The Economist: Europe’s securitisation market remains stunted

23 February 2017

The European regulators have sought not just to rehabilitate, but indeed actively to promote such “structured” finance.

As early as 2013 the European Central Bank (ECB) was effusive not only about securitisation’s ability to spread risks, but also about its ability to channel funding to the economy, including small and medium-sized enterprises (SMEs). The ECB and the Bank of England even published a rare joint paper in 2014 making the case for a “better-functioning securitisation market in the EU”.

This aim then became one of the main planks of the European Commission’s “capital-markets union” initiative—an attempt to shift Europe away from overreliance on banks. A legislative proposal put forward by the commission in the autumn of 2015 sought to smooth the way for securitisation by setting up common rules and establishing a special category of “simple, transparent, and standardised” securitisations with fewer regulatory requirements. This law is still in the throes of the EU legislative process, but is nearing the end.
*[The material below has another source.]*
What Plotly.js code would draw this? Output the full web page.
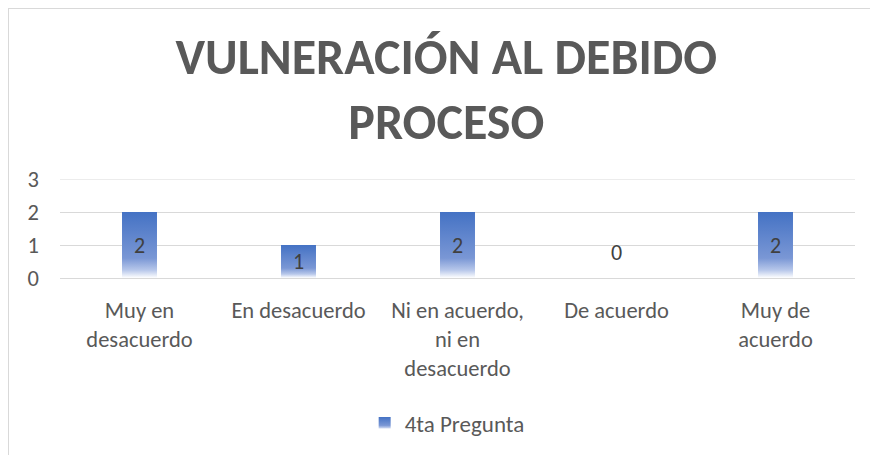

Securitising assets to sell bonds on to investors is not an attractive source of funds for most banks. The ECB is simply so much cheaper. At best, banks are using the technique to offload specific risks or types of assets, such as non-performing loans. Matthew Jones, head of European structured finance at S&P Global, a ratings agency, says that the majority of securities on the placed market come from non-bank lenders or private-equity-backed deals.

Even the new proposal, rather than encouraging securitisation, may have the opposite effect. The European Parliament has made a number of amendments to strengthen it, including one that would raise the risk-retention requirement to 10% or even 20%—which investors argue would stifle the market. Others would determine that only EU-based entities are eligible to invest in the securities, and impose various onerous disclosure requirements.

If securitisation looks unappealing, investors do have murkier options. There has been an increase in the number of bilateral deals, including sales of (unsecuritised) loan portfolios. “Synthetic” securitisations, where derivatives are used to transfer risks, are also gaining in popularity.